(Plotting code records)
------
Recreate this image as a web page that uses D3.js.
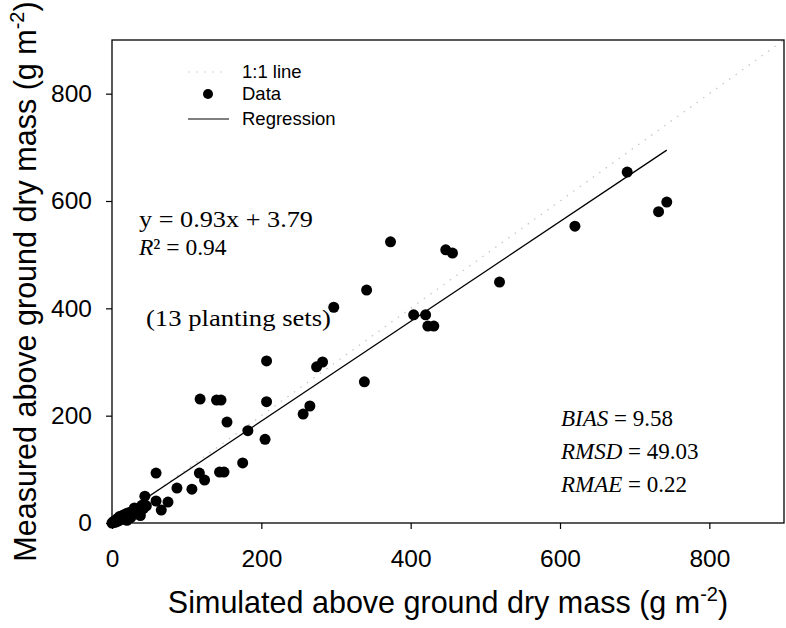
<!DOCTYPE html>
<html>
<head>
<meta charset="utf-8">
<script src="https://cdn.jsdelivr.net/npm/d3@7/dist/d3.min.js"></script>
<style>
  body { margin: 0; background: #fff; }
</style>
</head>
<body>
<div id="chart"></div>
<script>

// data (g m-2)
var simulated = [0, 2, 3, 5, 6, 8, 9, 10, 12, 14, 15, 17, 18, 20, 22, 24, 26, 28, 30, 33, 35, 38, 40, 36,
                 25, 20, 38, 46, 30,
                 44, 42, 59, 66, 75, 59, 87, 107, 117, 124, 144, 150, 175, 118, 140, 146, 154, 182, 205,
                 207, 207, 256, 265, 274, 282, 297, 338, 341, 373, 404, 420, 423, 431, 447, 456, 519,
                 620, 690, 732, 743];
var measured  = [0, 3, 1, 6, 2, 9, 4, 12, 7, 14, 10, 16, 8, 18, 13, 20, 16, 22, 18, 24, 20, 28, 33, 16,
                 10, 5, 14, 32, 28,
                 50, 27, 41, 24, 39, 93, 65, 63, 93, 80, 95, 95, 112, 231, 229, 229, 188, 172, 156,
                 226, 302, 203, 218, 291, 300, 402, 263, 434, 524, 388, 388, 367, 367, 509, 503, 449,
                 553, 654, 580, 598];

var xTicks = [0, 200, 400, 600, 800];
var yTicks = [0, 200, 400, 600, 800];
var axisMax = 900;

// regression y = 0.93x + 3.79 over the simulated range
var regSlope = 0.93, regIntercept = 3.79;
var regRange = [0, 743];

var legendLabels = ["1:1 line", "Data", "Regression"];
var eqText = "y = 0.93x + 3.79";
var r2Text = "\u00B2 = 0.94";
var setsText = "(13 planting sets)";
var statNames = ["BIAS", "RMSD", "RMAE"];
var statValues = ["9.58", "49.03", "0.22"];

var margin = {top: 40, right: 2, bottom: 105, left: 112},
    width = 786 - margin.left - margin.right,
    height = 628 - margin.top - margin.bottom;

var svg = d3.select("#chart")
  .append("svg")
    .attr("width", 786)
    .attr("height", 628)
  .append("g")
    .attr("transform", "translate(" + margin.left + "," + margin.top + ")");

var x = d3.scaleLinear().domain([0, axisMax]).range([0, width]);
var y = d3.scaleLinear().domain([0, axisMax]).range([height, 0]);

// axes
var xAxis = svg.append("g")
    .attr("transform", "translate(0," + height + ")")
    .call(d3.axisBottom(x).tickValues(xTicks).tickSize(6).tickSizeOuter(0).tickPadding(21));
var yAxis = svg.append("g")
    .call(d3.axisLeft(y).tickValues(yTicks).tickSize(6).tickSizeOuter(0).tickPadding(14));

[xAxis, yAxis].forEach(function(a) {
  a.select(".domain").remove();
  a.attr("font-family", "'Liberation Sans', Arial, sans-serif").attr("font-size", 24.5);
  a.selectAll("line").attr("stroke", "#000").attr("stroke-width", 1.2);
  a.selectAll("text").attr("fill", "#000");
});

// 1:1 line
svg.append("line")
    .attr("x1", x(0)).attr("y1", y(0))
    .attr("x2", x(axisMax)).attr("y2", y(axisMax))
    .attr("stroke", "#c4c4c4")
    .attr("stroke-width", 1.2)
    .attr("stroke-dasharray", "1.5,6.5");

// regression line
svg.append("path")
    .datum(regRange)
    .attr("fill", "none")
    .attr("stroke", "#000")
    .attr("stroke-width", 1.3)
    .attr("d", d3.line()
      .x(function(d) { return x(d); })
      .y(function(d) { return y(regSlope * d + regIntercept); }));

// points
svg.selectAll("circle.pt")
  .data(simulated)
  .enter().append("circle")
    .attr("class", "pt")
    .attr("cx", function(d) { return x(d); })
    .attr("cy", function(d, i) { return y(measured[i]); })
    .attr("r", 5.5)
    .attr("fill", "#000");

// frame
svg.append("rect")
    .attr("width", width).attr("height", height)
    .attr("fill", "none")
    .attr("stroke", "#000")
    .attr("stroke-width", 1.3);

// axis titles
var xt = svg.append("text")
    .attr("x", width / 2).attr("y", height + 90)
    .attr("text-anchor", "middle")
    .attr("font-family", "'Liberation Sans', Arial, sans-serif")
    .attr("font-size", 30.5);
xt.append("tspan").text("Simulated above ground dry mass (g m");
xt.append("tspan").attr("dy", -12).attr("font-size", 20).text("-2");
xt.append("tspan").attr("dy", 12).text(")");

var yt = svg.append("text")
    .attr("transform", "rotate(-90)")
    .attr("x", -height / 2).attr("y", -76)
    .attr("text-anchor", "middle")
    .attr("font-family", "'Liberation Sans', Arial, sans-serif")
    .attr("font-size", 30.5);
yt.append("tspan").text("Measured above ground dry mass (g m");
yt.append("tspan").attr("dy", -12).attr("font-size", 20).text("-2");
yt.append("tspan").attr("dy", 12).text(")");

// legend
var lg = svg.append("g")
    .attr("transform", "translate(76,32)")
    .attr("font-family", "'Liberation Sans', Arial, sans-serif")
    .attr("font-size", 18.5);
lg.append("line").attr("x1", 0).attr("x2", 40).attr("y1", 0).attr("y2", 0)
    .attr("stroke", "#c4c4c4").attr("stroke-width", 1.2).attr("stroke-dasharray", "1.5,6.5");
lg.append("circle").attr("cx", 20).attr("cy", 22).attr("r", 5).attr("fill", "#000");
lg.append("line").attr("x1", 0).attr("x2", 41).attr("y1", 47).attr("y2", 47)
    .attr("stroke", "#000").attr("stroke-width", 1.2);
lg.selectAll("text.lab")
  .data(legendLabels)
  .enter().append("text")
    .attr("class", "lab")
    .attr("x", 54)
    .attr("y", function(d, i) { return [0, 22, 47][i]; })
    .attr("dy", "0.35em")
    .text(function(d) { return d; });

// annotations
var serif = "'Liberation Serif', 'Times New Roman', serif";
svg.append("text")
    .attr("x", 27).attr("y", 187)
    .attr("font-family", serif).attr("font-size", 23)
    .attr("textLength", 174).attr("lengthAdjust", "spacingAndGlyphs")
    .text(eqText);
var r2 = svg.append("text")
    .attr("x", 27).attr("y", 215)
    .attr("font-family", serif).attr("font-size", 23.5);
r2.append("tspan").attr("font-style", "italic").text("R");
r2.append("tspan").text(r2Text);

svg.append("text")
    .attr("x", 34).attr("y", 286)
    .attr("font-family", serif).attr("font-size", 23)
    .attr("textLength", 185).attr("lengthAdjust", "spacingAndGlyphs")
    .text(setsText);

statNames.forEach(function(n, i) {
  var t = svg.append("text")
      .attr("x", 449).attr("y", 386 + i * 33)
      .attr("font-family", serif).attr("font-size", 23);
  t.append("tspan").attr("font-style", "italic").text(n);
  t.append("tspan").text(" = " + statValues[i]);
});

</script>
</body>
</html>
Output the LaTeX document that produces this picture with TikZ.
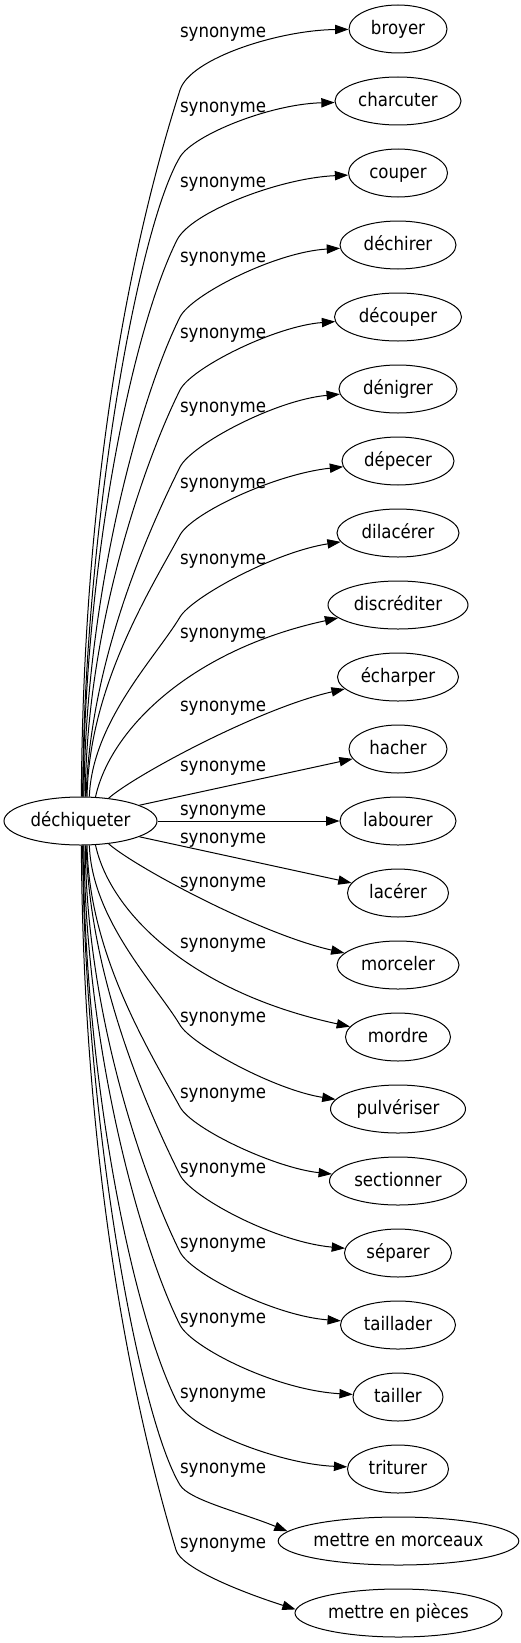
------
TASK REQUIREMENTS:
Leave the pictures out and reproduce exactly the lines from the top of the listing above through the line with "height = 628".

FINAL RESULT:
Recreate this image as a web page that uses D3.js.
<!DOCTYPE html>
<html>
<head>
<meta charset="utf-8">
<script src="https://cdn.jsdelivr.net/npm/d3@7/dist/d3.min.js"></script>
<style>
  body { margin: 0; background: #fff; }
</style>
</head>
<body>
<div id="chart"></div>
<script>

// data (g m-2)
var simulated = [0, 2, 3, 5, 6, 8, 9, 10, 12, 14, 15, 17, 18, 20, 22, 24, 26, 28, 30, 33, 35, 38, 40, 36,
                 25, 20, 38, 46, 30,
                 44, 42, 59, 66, 75, 59, 87, 107, 117, 124, 144, 150, 175, 118, 140, 146, 154, 182, 205,
                 207, 207, 256, 265, 274, 282, 297, 338, 341, 373, 404, 420, 423, 431, 447, 456, 519,
                 620, 690, 732, 743];
var measured  = [0, 3, 1, 6, 2, 9, 4, 12, 7, 14, 10, 16, 8, 18, 13, 20, 16, 22, 18, 24, 20, 28, 33, 16,
                 10, 5, 14, 32, 28,
                 50, 27, 41, 24, 39, 93, 65, 63, 93, 80, 95, 95, 112, 231, 229, 229, 188, 172, 156,
                 226, 302, 203, 218, 291, 300, 402, 263, 434, 524, 388, 388, 367, 367, 509, 503, 449,
                 553, 654, 580, 598];

var xTicks = [0, 200, 400, 600, 800];
var yTicks = [0, 200, 400, 600, 800];
var axisMax = 900;

// regression y = 0.93x + 3.79 over the simulated range
var regSlope = 0.93, regIntercept = 3.79;
var regRange = [0, 743];

var legendLabels = ["1:1 line", "Data", "Regression"];
var eqText = "y = 0.93x + 3.79";
var r2Text = "\u00B2 = 0.94";
var setsText = "(13 planting sets)";
var statNames = ["BIAS", "RMSD", "RMAE"];
var statValues = ["9.58", "49.03", "0.22"];

var margin = {top: 40, right: 2, bottom: 105, left: 112},
    width = 786 - margin.left - margin.right,
    height = 628 - margin.top - margin.bottom;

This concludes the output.